**WRITTEN INSTRUCTION**
Search the data for the word "chart" and copy every line where it occurs.

......

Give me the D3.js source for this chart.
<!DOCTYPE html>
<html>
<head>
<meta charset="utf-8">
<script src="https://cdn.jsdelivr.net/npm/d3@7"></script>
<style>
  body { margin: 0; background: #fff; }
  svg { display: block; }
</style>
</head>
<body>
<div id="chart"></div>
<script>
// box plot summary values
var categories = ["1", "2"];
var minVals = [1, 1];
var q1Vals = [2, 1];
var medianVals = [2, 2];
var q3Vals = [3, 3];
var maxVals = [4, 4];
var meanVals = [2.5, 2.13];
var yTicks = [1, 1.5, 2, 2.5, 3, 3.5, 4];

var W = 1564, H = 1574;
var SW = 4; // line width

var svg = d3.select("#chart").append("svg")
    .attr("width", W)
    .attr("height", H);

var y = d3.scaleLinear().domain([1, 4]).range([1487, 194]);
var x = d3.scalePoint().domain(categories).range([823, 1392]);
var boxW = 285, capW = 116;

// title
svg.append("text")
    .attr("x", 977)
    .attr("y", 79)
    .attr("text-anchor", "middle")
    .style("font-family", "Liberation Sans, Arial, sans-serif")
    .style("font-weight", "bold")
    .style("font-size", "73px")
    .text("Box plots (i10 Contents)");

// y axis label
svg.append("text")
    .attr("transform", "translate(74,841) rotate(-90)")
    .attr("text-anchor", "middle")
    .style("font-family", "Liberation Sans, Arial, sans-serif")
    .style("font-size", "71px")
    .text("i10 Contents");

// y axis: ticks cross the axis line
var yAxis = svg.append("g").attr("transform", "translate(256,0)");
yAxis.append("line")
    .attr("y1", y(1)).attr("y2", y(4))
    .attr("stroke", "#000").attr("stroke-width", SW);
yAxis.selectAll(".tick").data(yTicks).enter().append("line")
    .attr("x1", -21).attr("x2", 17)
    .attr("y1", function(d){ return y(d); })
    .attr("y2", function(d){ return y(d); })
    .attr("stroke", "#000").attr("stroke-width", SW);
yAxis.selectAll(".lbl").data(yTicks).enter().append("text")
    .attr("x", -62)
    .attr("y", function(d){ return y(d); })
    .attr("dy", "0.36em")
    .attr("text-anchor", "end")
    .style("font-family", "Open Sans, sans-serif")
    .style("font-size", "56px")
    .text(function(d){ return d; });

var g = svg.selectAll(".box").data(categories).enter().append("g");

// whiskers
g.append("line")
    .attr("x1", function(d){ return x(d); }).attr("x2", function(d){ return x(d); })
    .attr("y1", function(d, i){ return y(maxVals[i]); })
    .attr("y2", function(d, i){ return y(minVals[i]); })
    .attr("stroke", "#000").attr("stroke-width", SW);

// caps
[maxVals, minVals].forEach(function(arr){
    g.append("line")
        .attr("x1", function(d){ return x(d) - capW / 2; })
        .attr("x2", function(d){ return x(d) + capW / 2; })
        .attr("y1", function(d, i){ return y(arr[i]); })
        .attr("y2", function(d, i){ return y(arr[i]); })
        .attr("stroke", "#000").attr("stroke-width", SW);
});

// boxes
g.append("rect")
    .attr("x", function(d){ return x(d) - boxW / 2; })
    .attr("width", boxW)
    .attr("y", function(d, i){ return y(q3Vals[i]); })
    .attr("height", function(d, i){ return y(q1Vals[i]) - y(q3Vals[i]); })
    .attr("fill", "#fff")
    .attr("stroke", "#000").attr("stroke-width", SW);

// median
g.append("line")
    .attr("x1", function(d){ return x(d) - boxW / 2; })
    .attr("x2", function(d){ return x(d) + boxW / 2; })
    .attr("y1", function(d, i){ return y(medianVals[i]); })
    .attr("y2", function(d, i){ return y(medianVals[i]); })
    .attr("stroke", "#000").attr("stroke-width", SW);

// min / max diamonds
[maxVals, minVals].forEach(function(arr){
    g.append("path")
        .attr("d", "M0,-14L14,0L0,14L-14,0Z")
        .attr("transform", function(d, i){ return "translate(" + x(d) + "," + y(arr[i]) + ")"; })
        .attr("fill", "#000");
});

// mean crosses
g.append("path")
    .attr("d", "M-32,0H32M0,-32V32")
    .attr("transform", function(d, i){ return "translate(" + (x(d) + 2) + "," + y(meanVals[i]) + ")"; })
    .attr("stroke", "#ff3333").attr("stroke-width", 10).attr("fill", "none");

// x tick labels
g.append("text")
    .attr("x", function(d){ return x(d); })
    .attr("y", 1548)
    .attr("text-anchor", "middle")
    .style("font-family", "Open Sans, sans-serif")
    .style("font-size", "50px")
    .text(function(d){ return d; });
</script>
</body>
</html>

......

**RESPONSE TO THE TASK**
Give me the D3.js source for this chart.
<div id="chart"></div>
var svg = d3.select("#chart").append("svg")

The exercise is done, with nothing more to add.